Well done Kimo great effort


----------



## muzzer (Feb 13, 2011)

Yes indeed, well done mate that is a proper job you're making of that


----------



## Kimo (Jun 7, 2013)

I'm still a big boy, but compared to this time last year, I'm 1/3 the man I used to be :lol: 

34" jeans, haven't worn that size since I was 13 lol


----------



## m4rkymark (Aug 17, 2014)

30kg is a massive amount to loose in 9 months - well done!!


----------



## Amattyc (Jun 9, 2015)

Well done mate! That's a top effort


----------



## Scooby0775 (Dec 17, 2014)

I used to weigh 14.5 stone took up running now down to 11.5 stone still run most days to keep the weight off so I know how much effort it takes . As with running you can eat what you like!


----------



## Pittsy (Jun 14, 2014)

Well done big fella.... Well not so big now:lol:


----------



## kartman (Aug 2, 2012)

Good lad, you've done well :thumb: Remember every pound lost the power to weight ratio of the Polo is improved


----------



## Hufty (Apr 27, 2015)

Kimo said:


> ... I've just managed to fit in a size large shirt. Not only that, there's room to breathe :doublesho
> 
> Now let's stop this boring training plan and start eating real food again, I'm wasting away :lol:
> 
> 30kg down this year


Can you also fit in the Lamborghini now as well ?:lol: well done fella.


----------



## Blazefan13 (Apr 19, 2015)

Great results, I need to get back into eating more healthy, need to lose at least 4-5 stone.


----------



## Kimo (Jun 7, 2013)

Cheers lads

Yeah was getting on for 18st this time last year

Near on 13 now, it's funny cos my target was 13st but I'm still too fat so think I'll set it at 11 now :lol:


----------



## hobbs182 (Jul 10, 2013)

Proper salt now aren't you


----------



## Simz (Jun 7, 2013)

Respect Kimo, Dropped a few myself but nothing like what you are achieving mate, well done and keep going....... Welcome back


----------



## bill vts (Dec 20, 2006)

Well done !


----------



## Guitarjon (Jul 13, 2012)

Just eating healthy kimo?

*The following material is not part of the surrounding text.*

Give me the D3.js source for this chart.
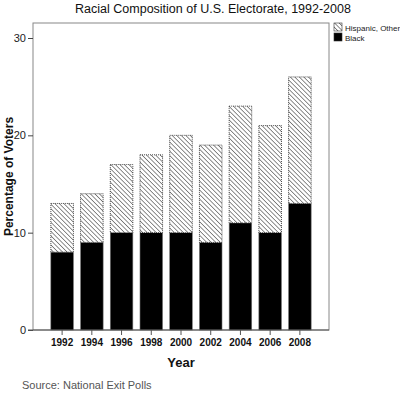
<!DOCTYPE html>
<html>
<head>
<script src="https://cdn.jsdelivr.net/npm/d3@7"></script>
<style>
  body { margin: 0; background: #fff; }
  text { font-family: Arial, "Liberation Sans", sans-serif; }
</style>
</head>
<body>
<div id="chart"></div>
<script>
var years = ["1992", "1994", "1996", "1998", "2000", "2002", "2004", "2006", "2008"];
var black = [8, 9, 10, 10, 10, 9, 11, 10, 13];
var hispanicOther = [5, 5, 7, 8, 10, 10, 12, 11, 13];
var yTicks = [0, 10, 20, 30];

var width = 400, height = 399;
var plotL = 33, plotR = 329, plotT = 23, plotB = 330;

var svg = d3.select("#chart").append("svg")
  .attr("width", width)
  .attr("height", height);

// hatch pattern
var defs = svg.append("defs");
var pat = defs.append("pattern")
  .attr("id", "hatch")
  .attr("patternUnits", "userSpaceOnUse")
  .attr("width", 3.2)
  .attr("height", 3.2)
  .attr("patternTransform", "rotate(-45)");
pat.append("rect").attr("width", 3.2).attr("height", 3.2).attr("fill", "#fff");
pat.append("line")
  .attr("x1", 0).attr("y1", 0).attr("x2", 0).attr("y2", 3.2)
  .attr("stroke", "#333").attr("stroke-width", 1.1);

var x = d3.scaleBand().domain(years).range([plotL, plotR]).paddingInner(0.24).paddingOuter(0.6);
var y = d3.scaleLinear().domain([0, 30]).range([plotB, 38]);

// frame
svg.append("rect")
  .attr("x", plotL).attr("y", plotT)
  .attr("width", plotR - plotL).attr("height", plotB - plotT)
  .attr("fill", "none").attr("stroke", "#888").attr("stroke-width", 1);

var rows = years.map(function(d, i) { return {year: d, b: black[i], h: hispanicOther[i]}; });

svg.selectAll(".blk").data(rows).enter().append("rect")
  .attr("x", function(d) { return x(d.year); })
  .attr("y", function(d) { return y(d.b); })
  .attr("width", x.bandwidth())
  .attr("height", function(d) { return y(0) - y(d.b); })
  .attr("fill", "#000").attr("stroke", "#777").attr("stroke-width", 0.6);

svg.selectAll(".hsp").data(rows).enter().append("rect")
  .attr("x", function(d) { return x(d.year); })
  .attr("y", function(d) { return y(d.b + d.h); })
  .attr("width", x.bandwidth())
  .attr("height", function(d) { return y(d.b) - y(d.b + d.h); })
  .attr("fill", "url(#hatch)").attr("stroke", "#222").attr("stroke-width", 0.8)
  .attr("stroke-dasharray", "1,1");

// y axis
var yAxis = svg.append("g").attr("transform", "translate(" + plotL + ",0)")
  .call(d3.axisLeft(y).tickValues(yTicks).tickSize(5).tickPadding(2));
yAxis.select(".domain").remove();
yAxis.selectAll("line").attr("stroke", "#444");
yAxis.selectAll("text").attr("font-size", 11).attr("fill", "#222");

// x axis
var xAxis = svg.append("g").attr("transform", "translate(0," + plotB + ")")
  .call(d3.axisBottom(x).tickSize(5).tickPadding(4));
xAxis.select(".domain").attr("d", "M" + (plotL - 5) + ",0H" + plotR).attr("stroke", "#555");
xAxis.selectAll("line").attr("stroke", "#555");
xAxis.selectAll("text").attr("font-size", 10).attr("font-weight", "bold").attr("fill", "#111");

// titles
svg.append("text").attr("x", 213).attr("y", 13).attr("text-anchor", "middle")
  .attr("font-size", 12.5).attr("fill", "#111").text("Racial Composition of U.S. Electorate, 1992-2008");
svg.append("text").attr("x", 181).attr("y", 367).attr("text-anchor", "middle")
  .attr("font-size", 13).attr("font-weight", "bold").attr("fill", "#111").text("Year");
svg.append("text").attr("transform", "translate(13," + ((plotT + plotB) / 2) + ") rotate(-90)")
  .attr("text-anchor", "middle").attr("font-size", 12).attr("font-weight", "bold")
  .attr("fill", "#111").text("Percentage of Voters");
svg.append("text").attr("x", 22).attr("y", 389)
  .attr("font-size", 11).attr("fill", "#555").text("Source: National Exit Polls");

// legend
var legend = [{label: "Hispanic, Other", fill: "url(#hatch)"}, {label: "Black", fill: "#000"}];
var lg = svg.selectAll(".lg").data(legend).enter().append("g")
  .attr("transform", function(d, i) { return "translate(334," + (23 + i * 10) + ")"; });
lg.append("rect").attr("width", 8).attr("height", 8)
  .attr("fill", function(d) { return d.fill; }).attr("stroke", "#333").attr("stroke-width", 0.6);
lg.append("text").attr("x", 11).attr("y", 7.5).attr("font-size", 8).attr("fill", "#222")
  .text(function(d) { return d.label; });
</script>
</body>
</html>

I know what to do and have lost weight through eating healthy in the past. I've started again but the older I get the harder it really is. My minds not in it like it was before.


----------



## Kimo (Jun 7, 2013)

Guitarjon said:


> Just eating healthy kimo? I know what to do and have lost weight through eating healthy in the past. I've started again but the older I get the harder it really is. My minds not in it like it was before.


Eating well, boxing and weights

Was over doing it with how strict I was at the start of the year and I've relaxed the rule a bit through summer but November I'll be back to training hard again and pushing boundaries again

I tired myself out through over doing it I think


----------